Pour la majorité des projets, des travaux de R&D, utiles à la modélisation, sont nécessaires en support à la conception, mais aussi à la démonstration de sûreté. Les efforts de R&D ont historiquement porté sur les réacteurs à neutrons rapides refroidis au sodium et les réacteurs à haute température. La plupart des projets proposent des programmes de R&D ambitieux, intégrant la réalisation de maquettes ou de prototypes, afin de disposer in fine de données représentatives. Dans le cas des réacteurs de quatrième génération, l'IRSN a identifié, dans un rapport de 2014, des sujets de R&D sur les matériaux – compte tenu des environnements à haute température, 400 à 500 degrés pour le plomb, ou corrosifs, comme les sels fondus –, le contrôle et l'inspection des installations – rendus difficiles par la compacité des installations ou l'opacité des fluides caloporteurs –, ainsi que l'étude des phénomènes accompagnant les accidents graves – avec des phénomènes de dégagement d'énergie ou des rejets radioactifs ou chimiques. Ces travaux de R&D doivent être menés en lien avec la filière concernée.

S'agissant de la sûreté, même si ces réacteurs sont de moindre puissance que ceux actuellement en fonctionnement – la plage est large entre des réacteurs de quelques mégawatts et de quelques centaines de mégawatts –, ils renferment des quantités importantes de produits radioactifs. Dans la mesure où certains concepteurs envisagent des implantations à proximité de zones habitées ou de grands sites industriels, les exigences de sûreté doivent permettre de limiter notablement les conséquences des situations accidentelles envisageables. En fonction de la filière, la taille du réacteur peut avoir un effet sur les caractéristiques de sûreté qui peut être favorable. Par exemple, pour les réacteurs à haute température, une taille réduite limitera le comportement neutronique du cœur.

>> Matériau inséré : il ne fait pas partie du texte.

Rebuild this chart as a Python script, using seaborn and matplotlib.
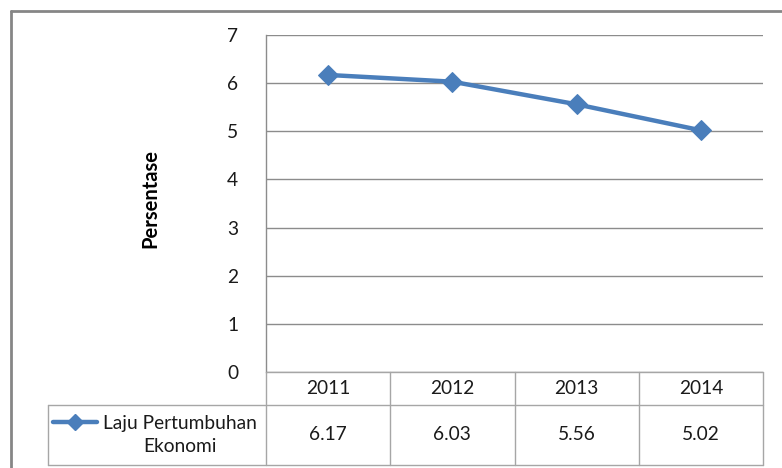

De manière générale, il est utile de privilégier des concepts « pardonnants » c'est-à-dire peu sensibles aux événements qui peuvent se produire dans l'installation ou à l'extérieur de celle-ci. De plus, les enjeux de sûreté concernent également le cycle du combustible. La sûreté des installations associées doit donc être examinée de manière concomitante à celle du réacteur. Nous considérons que la construction de maquettes en appui de la justification de sûreté des installations doit être envisagée par les concepteurs. Les prototypes devraient être instrumentés de manière spécifique, pour répondre à la compréhension nécessaire des enjeux de sûreté. En conclusion, l'IRSN peut contribuer à la formation aux sujets de la sûreté nucléaire et de sa démonstration. Nous disposons du système de logiciels Accident Source Term Evaluation Code (ASTEC), en particulier pour les accidents graves, que nous sommes prêts à partager avec ceux qui le souhaiteraient.